A despecho de que aparecieron los guises, seguimos renegando de Brébant y su casta, porque siendo uno de los mejores atractivos de la fiesta el incendio de la torre Eiffel, que en un momento dado aparece envuelta en llamas, no parecía fácil verlo desde la torre misma, y la única noche en que resultaba averiguado que no debiéramos haber comido en la torre, era precisamente aquélla. ¿Que diríamos si sospechásemos lo que después ocurrió?

Cuando empezábamos á saborear el champagne helado y el capón del Mans; cuando la gente, mas avisada que nosotros, se retiraba de las mesas y nos permitía disfrutar el espectáculo de las mil luminarias y de los encendidos surtidores, un humo espese y acre se esparció por la salita del restaurán sofocándonos; una hoguera roja brilló detrás de nuestras cabezas, y entre toses y estornudos, ahogándonos, hubimos de reconocer que estábamos ardiendo, para mayor regocijo de los espectadores, y que el famoso embrasement de la Tour á poco nos cuesta la vida.

Aviso á los que se propongan comer en la torre Eiffel una noche de fiesta.

* * *

Siempre lo más atractivo, lo más curioso de la Exposición para los que tenemos instintos artísticos, será la calle del Cairo. La mezcolanza de caras morenas, atezadas, amarillas, bronceadas, inspira gran interés y y despierta alguna lástima hacia estos pobres emigrados de «los países calientes,» como diría Alfonso Daudet. Hay cada espolique egipcio y cada vendedor de sorbetes moros, que merecían ser fundidos en bronce. Una señorita peruana muy inteligente, que escribe con gran donaire en el Fígaro y en el Gil Blas bajo el seudónimo de Arsène Aruss, tuvo la espontaneidad de decir en español, viendo á uno de estos morazos cetrinos:

—¡Qué lindos ojos que tiene!

A lo cual respondió el infiel:

—Están á su disposición.

La peruana se rió cuanto puedo comprenderse, y el moro quedó tan satisfecho de la alabanza, que cuando pasamos por delante de su cafetín ó tiendecilla, salió á saludarnos cortésmente, empeñado en que tomásemos un refresco de piña ó de rosa.

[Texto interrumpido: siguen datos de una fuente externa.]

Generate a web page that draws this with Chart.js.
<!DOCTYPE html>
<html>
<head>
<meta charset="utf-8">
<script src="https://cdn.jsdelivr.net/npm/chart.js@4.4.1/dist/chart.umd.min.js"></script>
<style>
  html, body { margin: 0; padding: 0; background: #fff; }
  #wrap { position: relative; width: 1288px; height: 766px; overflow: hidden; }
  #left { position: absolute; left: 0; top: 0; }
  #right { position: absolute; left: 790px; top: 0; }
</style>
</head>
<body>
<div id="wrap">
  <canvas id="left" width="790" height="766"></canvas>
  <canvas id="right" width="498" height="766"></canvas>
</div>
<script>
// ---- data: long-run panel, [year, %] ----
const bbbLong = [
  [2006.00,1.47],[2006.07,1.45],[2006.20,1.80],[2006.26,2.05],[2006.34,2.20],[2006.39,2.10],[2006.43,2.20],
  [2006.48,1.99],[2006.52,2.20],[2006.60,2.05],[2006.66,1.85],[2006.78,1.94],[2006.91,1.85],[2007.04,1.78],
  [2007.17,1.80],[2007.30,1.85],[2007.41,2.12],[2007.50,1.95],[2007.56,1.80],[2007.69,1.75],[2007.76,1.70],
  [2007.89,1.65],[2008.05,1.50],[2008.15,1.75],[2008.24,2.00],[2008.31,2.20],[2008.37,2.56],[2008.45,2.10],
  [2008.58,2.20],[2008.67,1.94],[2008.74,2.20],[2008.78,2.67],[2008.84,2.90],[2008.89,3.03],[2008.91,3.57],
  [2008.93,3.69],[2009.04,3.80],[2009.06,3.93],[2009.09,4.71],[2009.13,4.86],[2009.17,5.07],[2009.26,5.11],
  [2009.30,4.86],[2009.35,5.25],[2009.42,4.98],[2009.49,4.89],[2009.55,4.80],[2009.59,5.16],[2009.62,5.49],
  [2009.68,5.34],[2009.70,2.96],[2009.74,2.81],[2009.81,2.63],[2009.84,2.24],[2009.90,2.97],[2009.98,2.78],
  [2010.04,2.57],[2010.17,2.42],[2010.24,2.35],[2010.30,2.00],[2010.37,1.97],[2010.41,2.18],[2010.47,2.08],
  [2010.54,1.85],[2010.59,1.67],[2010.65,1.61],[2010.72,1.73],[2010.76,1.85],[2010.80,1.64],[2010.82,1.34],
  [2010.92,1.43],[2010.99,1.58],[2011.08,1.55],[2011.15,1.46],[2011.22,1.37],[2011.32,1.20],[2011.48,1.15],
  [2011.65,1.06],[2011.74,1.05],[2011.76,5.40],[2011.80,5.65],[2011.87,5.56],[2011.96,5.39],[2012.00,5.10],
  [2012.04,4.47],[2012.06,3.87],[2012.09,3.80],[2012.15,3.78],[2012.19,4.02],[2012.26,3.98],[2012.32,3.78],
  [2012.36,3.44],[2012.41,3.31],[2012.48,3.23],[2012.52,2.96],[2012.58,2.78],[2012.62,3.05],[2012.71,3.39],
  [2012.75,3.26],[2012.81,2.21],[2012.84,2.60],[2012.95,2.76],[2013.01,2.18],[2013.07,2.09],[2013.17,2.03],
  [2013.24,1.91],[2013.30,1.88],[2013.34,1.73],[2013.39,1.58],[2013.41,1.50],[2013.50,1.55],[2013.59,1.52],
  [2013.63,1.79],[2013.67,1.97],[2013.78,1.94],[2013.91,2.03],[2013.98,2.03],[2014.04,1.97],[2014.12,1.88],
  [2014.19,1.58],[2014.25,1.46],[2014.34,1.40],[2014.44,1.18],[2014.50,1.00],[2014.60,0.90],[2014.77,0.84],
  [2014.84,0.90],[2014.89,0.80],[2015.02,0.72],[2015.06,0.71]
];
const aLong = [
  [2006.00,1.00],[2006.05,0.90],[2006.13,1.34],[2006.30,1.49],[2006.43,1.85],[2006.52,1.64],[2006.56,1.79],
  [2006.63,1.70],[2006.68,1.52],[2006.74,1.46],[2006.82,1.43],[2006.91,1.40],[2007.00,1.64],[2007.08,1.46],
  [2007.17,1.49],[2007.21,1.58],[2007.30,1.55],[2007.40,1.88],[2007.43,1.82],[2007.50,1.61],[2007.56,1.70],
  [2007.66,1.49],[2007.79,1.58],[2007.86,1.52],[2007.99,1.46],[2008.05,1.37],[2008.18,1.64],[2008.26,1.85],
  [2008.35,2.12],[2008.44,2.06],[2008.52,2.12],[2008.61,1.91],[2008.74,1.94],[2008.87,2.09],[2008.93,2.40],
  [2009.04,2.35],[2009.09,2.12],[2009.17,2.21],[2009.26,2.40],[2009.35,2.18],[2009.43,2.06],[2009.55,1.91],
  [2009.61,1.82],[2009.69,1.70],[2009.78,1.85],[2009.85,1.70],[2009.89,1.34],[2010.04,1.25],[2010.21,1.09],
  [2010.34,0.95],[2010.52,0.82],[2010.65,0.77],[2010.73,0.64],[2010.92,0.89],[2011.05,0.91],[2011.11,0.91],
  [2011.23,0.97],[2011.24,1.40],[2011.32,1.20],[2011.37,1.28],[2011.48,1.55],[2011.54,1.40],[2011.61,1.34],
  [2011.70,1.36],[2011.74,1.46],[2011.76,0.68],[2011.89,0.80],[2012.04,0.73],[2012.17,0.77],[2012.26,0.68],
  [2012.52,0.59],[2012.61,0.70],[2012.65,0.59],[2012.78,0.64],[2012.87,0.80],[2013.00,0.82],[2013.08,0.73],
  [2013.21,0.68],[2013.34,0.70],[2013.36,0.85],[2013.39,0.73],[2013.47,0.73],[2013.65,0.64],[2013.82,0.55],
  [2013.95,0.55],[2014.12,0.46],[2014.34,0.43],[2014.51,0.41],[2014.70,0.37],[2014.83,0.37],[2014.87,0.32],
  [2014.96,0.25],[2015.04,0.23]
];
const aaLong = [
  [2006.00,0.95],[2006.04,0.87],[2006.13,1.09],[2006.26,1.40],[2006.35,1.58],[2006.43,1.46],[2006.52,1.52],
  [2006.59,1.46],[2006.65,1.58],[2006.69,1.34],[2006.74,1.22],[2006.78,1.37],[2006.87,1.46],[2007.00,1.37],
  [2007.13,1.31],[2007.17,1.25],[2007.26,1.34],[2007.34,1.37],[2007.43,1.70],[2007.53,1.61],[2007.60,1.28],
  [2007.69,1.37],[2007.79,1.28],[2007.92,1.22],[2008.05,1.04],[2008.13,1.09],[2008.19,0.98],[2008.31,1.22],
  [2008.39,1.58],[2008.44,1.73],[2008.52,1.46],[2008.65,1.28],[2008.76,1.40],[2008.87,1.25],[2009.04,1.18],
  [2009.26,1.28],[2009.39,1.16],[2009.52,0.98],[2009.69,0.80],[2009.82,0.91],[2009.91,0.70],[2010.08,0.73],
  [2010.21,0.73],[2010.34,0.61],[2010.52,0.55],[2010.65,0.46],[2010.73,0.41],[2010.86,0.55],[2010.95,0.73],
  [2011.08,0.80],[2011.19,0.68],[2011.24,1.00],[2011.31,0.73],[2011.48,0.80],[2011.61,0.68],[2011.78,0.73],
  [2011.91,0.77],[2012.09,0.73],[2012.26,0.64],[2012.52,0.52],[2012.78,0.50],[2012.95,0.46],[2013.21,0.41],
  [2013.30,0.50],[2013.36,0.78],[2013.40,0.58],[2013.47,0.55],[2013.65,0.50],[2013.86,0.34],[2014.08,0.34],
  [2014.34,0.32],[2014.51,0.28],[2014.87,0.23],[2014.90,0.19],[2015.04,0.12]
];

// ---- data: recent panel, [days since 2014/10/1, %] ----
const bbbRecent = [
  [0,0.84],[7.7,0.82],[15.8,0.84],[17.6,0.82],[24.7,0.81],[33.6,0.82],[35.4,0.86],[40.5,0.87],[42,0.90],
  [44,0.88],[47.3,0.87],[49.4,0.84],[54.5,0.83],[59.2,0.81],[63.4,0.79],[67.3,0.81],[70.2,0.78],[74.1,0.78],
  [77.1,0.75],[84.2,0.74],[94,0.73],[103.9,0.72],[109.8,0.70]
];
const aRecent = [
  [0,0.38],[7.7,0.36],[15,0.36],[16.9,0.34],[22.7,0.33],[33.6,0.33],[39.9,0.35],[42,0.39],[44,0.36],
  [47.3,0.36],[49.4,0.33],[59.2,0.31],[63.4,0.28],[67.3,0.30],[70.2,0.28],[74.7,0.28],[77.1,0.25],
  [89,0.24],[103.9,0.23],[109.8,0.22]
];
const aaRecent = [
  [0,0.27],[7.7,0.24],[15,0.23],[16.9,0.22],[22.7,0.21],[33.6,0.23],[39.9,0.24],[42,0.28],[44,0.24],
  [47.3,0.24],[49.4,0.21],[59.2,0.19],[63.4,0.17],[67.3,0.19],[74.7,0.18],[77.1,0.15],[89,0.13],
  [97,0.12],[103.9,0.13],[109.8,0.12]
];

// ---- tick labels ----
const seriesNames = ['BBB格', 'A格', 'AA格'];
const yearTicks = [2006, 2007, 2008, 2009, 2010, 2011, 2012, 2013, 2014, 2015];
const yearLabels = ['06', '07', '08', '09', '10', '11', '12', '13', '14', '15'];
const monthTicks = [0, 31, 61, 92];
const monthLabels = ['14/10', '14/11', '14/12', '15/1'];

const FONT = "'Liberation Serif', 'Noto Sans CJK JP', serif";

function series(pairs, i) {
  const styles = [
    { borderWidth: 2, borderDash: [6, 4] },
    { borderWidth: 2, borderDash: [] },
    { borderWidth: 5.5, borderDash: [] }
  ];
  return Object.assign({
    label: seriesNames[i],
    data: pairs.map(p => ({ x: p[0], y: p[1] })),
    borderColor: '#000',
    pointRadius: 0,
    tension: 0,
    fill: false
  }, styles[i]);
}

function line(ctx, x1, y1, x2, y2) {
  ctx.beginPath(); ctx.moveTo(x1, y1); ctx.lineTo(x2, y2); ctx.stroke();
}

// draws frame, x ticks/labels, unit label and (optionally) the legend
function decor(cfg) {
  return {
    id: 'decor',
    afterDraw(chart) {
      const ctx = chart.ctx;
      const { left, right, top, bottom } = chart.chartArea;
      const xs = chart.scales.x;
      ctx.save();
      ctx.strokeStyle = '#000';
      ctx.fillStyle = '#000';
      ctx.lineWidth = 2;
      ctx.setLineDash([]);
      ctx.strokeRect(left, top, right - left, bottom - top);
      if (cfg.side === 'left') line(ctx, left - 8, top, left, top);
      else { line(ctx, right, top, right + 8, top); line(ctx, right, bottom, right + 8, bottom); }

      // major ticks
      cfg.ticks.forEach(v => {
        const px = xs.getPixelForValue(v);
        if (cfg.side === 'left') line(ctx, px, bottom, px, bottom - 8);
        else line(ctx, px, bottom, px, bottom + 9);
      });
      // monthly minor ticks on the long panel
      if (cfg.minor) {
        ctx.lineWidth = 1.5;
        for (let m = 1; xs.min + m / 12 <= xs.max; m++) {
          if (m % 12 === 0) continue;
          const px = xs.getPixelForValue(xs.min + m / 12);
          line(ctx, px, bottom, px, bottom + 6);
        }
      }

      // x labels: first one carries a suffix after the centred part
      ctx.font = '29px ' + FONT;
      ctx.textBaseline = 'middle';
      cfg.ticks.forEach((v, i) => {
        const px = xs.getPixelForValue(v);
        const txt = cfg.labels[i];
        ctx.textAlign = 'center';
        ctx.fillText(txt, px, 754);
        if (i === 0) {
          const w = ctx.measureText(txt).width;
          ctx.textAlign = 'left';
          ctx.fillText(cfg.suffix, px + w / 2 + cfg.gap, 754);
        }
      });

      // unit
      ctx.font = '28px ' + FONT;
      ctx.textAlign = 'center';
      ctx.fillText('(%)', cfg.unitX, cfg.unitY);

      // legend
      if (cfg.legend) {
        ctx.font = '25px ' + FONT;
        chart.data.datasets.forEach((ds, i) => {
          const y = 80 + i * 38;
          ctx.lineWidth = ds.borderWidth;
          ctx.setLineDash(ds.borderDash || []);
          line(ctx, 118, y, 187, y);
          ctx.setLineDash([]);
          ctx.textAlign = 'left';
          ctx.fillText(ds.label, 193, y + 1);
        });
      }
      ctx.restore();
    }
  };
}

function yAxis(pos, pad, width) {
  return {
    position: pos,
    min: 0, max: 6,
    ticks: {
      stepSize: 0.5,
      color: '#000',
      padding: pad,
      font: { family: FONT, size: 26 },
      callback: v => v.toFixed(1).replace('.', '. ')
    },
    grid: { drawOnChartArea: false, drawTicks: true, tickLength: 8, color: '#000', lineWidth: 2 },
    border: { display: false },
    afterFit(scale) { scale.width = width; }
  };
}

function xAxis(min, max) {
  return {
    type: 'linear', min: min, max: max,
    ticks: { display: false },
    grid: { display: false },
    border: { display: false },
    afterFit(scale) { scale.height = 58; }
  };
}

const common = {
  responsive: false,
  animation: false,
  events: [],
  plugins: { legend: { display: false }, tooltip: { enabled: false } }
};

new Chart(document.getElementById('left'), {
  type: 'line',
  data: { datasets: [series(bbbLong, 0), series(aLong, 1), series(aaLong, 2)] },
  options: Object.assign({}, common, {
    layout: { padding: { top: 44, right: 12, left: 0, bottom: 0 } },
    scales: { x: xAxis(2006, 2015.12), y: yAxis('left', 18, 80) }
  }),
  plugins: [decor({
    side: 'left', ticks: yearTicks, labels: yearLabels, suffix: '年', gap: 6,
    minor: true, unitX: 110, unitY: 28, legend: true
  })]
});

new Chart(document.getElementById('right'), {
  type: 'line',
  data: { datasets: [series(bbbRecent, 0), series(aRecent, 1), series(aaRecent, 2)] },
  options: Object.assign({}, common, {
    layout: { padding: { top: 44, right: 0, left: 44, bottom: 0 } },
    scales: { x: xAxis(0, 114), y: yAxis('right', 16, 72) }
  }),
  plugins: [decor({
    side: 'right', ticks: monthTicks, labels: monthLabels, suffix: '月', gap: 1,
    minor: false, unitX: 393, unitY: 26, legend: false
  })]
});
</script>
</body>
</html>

Es de notar que todos los oriéntales, asiáticos y africanos de la Exposición entienden y hablan el castellano con más ó menos soltura. Los chinos que en la sección del Celeste Imperio venden té, monigotes, platos de porcelana, cucharas de lo mismo, teteras y acuarelas sobre papel de arroz, chapurrean nuestro idioma, los annamitas lo pían algo, y los semitas se expresan con notable pureza gramatical, y las nobles formulas de cortesía castellana adquieren en sus labios mayor realce. Son ceremoniosos, simpáticos, graves, insinuantes para vender, y ofrecen una raja de piña por diez: céntimos, lo mismo que ofrecerían á una sultana un ramo de flores. Un morillo de éstos hasta me dió tratamiento de merced: parecíame estar viendo un personaje de la novela de Cervantes, El Cautivo.

* * *

Los revisionistas están haciendo de las suyas, El Parlamento francés se encuentra convertido en un reñidero de gallos. Cada día nuevos escándalos, mayores alborotos, incidentes más comprometidos y feos: cada día mayor desprestigio para el sistema parlamentario, harapo de la toga tribunicia que han arrastrado por el lodo todas las ambiciones y todas las concupiscencias. Ni es Francia la única que así pisotea la defectuosa é inaguantable institución en que se basan las modernas libertades.

Igual vergonzoso cuadro se exhibe en el hemiciclo de las Cortes españolas. Gritos feroces, soeces dicterios, palabrotas de esas que manchan la boca que las pronuncia, injurias horribles, que sólo se podrían lavar con sangro, acciones impúdicas, amenazas brutales... todo se agotó días atrás contra la persona del Presidente, á quien no defiendo (líbreme Dios), pero á quien bien pudieran respetar los diputados, siquiera por el resto de prestigio que les conviene conservar para el cargo que desempeñan. ¡Triste farsa la del parlamentarismo! ¡Cómo y cuánto se reirán de ella nuestros nietos!